1. Concerning servants (1 Timothy 6:1-2)
2. Concerning those who oppose (1 Timothy 6:3-5)
3. Concerning contentment and temptation (1 Timothy 6:6-10)
4. The final exhortations (1 Timothy 6:11-21)
1 Timothy 6:1-2
Servants (slaves) who had pagan masters were to count them worthy of all honor, and thus bear a good testimony for the truth, that the Name of God and the teaching be not blasphemed. Theirs was a blessed opportunity to show forth the excellencies of Him whom they served, and who once served in obedience and submission on earth. If their masters were believers, and master and slave worshipped together, there was danger that a slave might forget his place and become insolent. The apostolic exhortation guards against this.
1 Timothy 6:3-5
These things Timothy was to teach and exhort. If anyone opposed these instructions, if he did not give his consent to wholesome words, the words of the Lord Jesus Christ and to the teaching which is according to godliness, he showed thereby that he knew not the real power of godliness. He gives evidence of pride of heart, that he is destitute of the truth, knowing nothing, but doting about questions and strife of words. And from such a state of soul cometh as a result envy, strife, railings, evil surmisings, perverse disputings of men of depraved minds, and destitute of the truth, supposing that gain is godliness. This is a good description of a good portion of professing Christendom.
1 Timothy 6:6-10
While the class of people who have the form of godliness and deny its power, make piety a means of gain in earthly things, which is condemned, the apostle speaks of true piety, or as it is called in the Authorized Version, godliness, with contentment as a great gain. True piety, in walking with God, having a good conscience, gives contentment, no matter what earthly circumstances are. A believer who seeks the things above should no longer cling to earthly things, knowing that we brought nothing into the world nor carry anything out. If the eternal things, that promised glory, are ever real before the soul, then each will be content with having the necessary things, food and raiment. And how very true are the words which follow, as not a few have found out. “But they that desire to be rich fall into a temptation and a snare, and many foolish and hurtful lusts, which plunge men into destruction and ruin. For the love of money is the root of every evil; which, while some coveted after, they have wandered from the faith and pierced themselves with many sorrows.” Money itself is not evil, but the love of it is the fearful thing. No further comment is needed on these words. Examples of this evil are all about us in the professing church, and “lovers of money” and “lovers of pleasure more than lovers of God” are constantly increasing. Surely they heap treasure together for the last days. Weeping and wailing will follow (James 5:3).
1 Timothy 6:11-21
The man of God is to flee these things. If he does not it will rob him of his good conscience, his true piety and contentment. The thing to be coveted for the child of God, who belongs to the house of God, is not money, but righteousness, godliness, faith, love, patience, meekness. To covet this is to be the daily business of a Christian. While the believer has to turn his back upon the world and its filthy lucre, he is also to fight the good fight of the faith, and to lay hold on eternal life. This life is, as we have seen from the Gospel of John, a personal possession. It does therefore not mean the obtaining of eternal life; that is the gift of God. It must be laid hold on in faith, entered into and enjoyed. Many possess eternal life, but a practical laying hold on all that it implies and that is connected with it, is what they need. Timothy, in this respect, had confessed a good confession before many witnesses. Once more the charge before God, the Creator-God, who preserveth all things, and before Christ Jesus, the great and faithful Witness, to keep all spotless and irreproachable until His appearing.

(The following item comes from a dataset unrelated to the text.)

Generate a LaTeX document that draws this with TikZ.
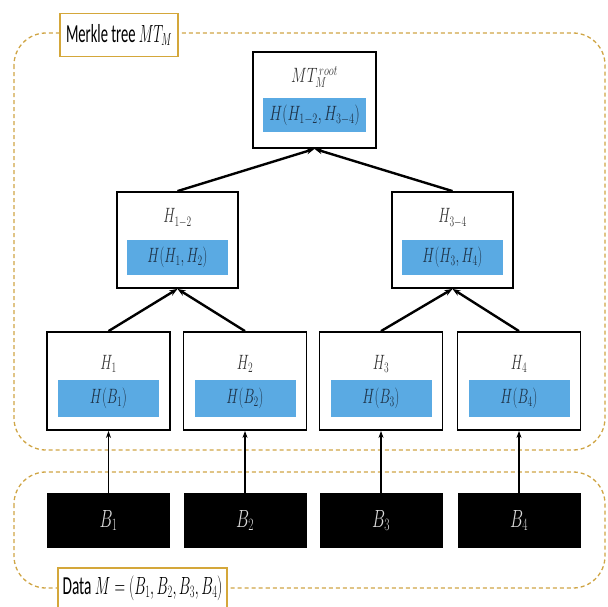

The Lord Jesus is coming again. Note what is said of that coming, “which (His appearing) in its own time the blessed and only Ruler shall show, the King of those that reign, and Lord of those that exercise lordship; who only has immortality, dwelling in unapproachable light; whom no man has seen, nor is able to see; to whom be honor and eternal might. Amen” (J.N. Darby’s translation). Those who deny the immortality of the human soul and who teach that man has no longer endless being, but dies like the beast, use the words that God “only has immortality” as their star-text, to affirm their error. God only hath immortality in Himself; it is His essential possession. He is the Source of it. The statement does not teach that man has not immortality, but that God only hath immortality in His Being; man has received it from Him.
We but quote the final exhortations. “Charge those that are rich in this present age not to be high-minded, nor trust in uncertain riches, but in the living God (the Creator and Preserver of all) who giveth us richly all things to enjoy; that they do good, that they be rich in good works, ready to distribute, willing to communicate; laying up in store for themselves a good foundation against the time to come, that they may lay hold on eternal life.” And then another warning against the errors: “O Timothy, keep that which is committed unto thy trust, avoiding profane and vain babblings, and opposition of science falsely so-called, which some professing have erred concerning the faith” (Gnosticism - and its Satanic offspring, “Christian Science” so-called).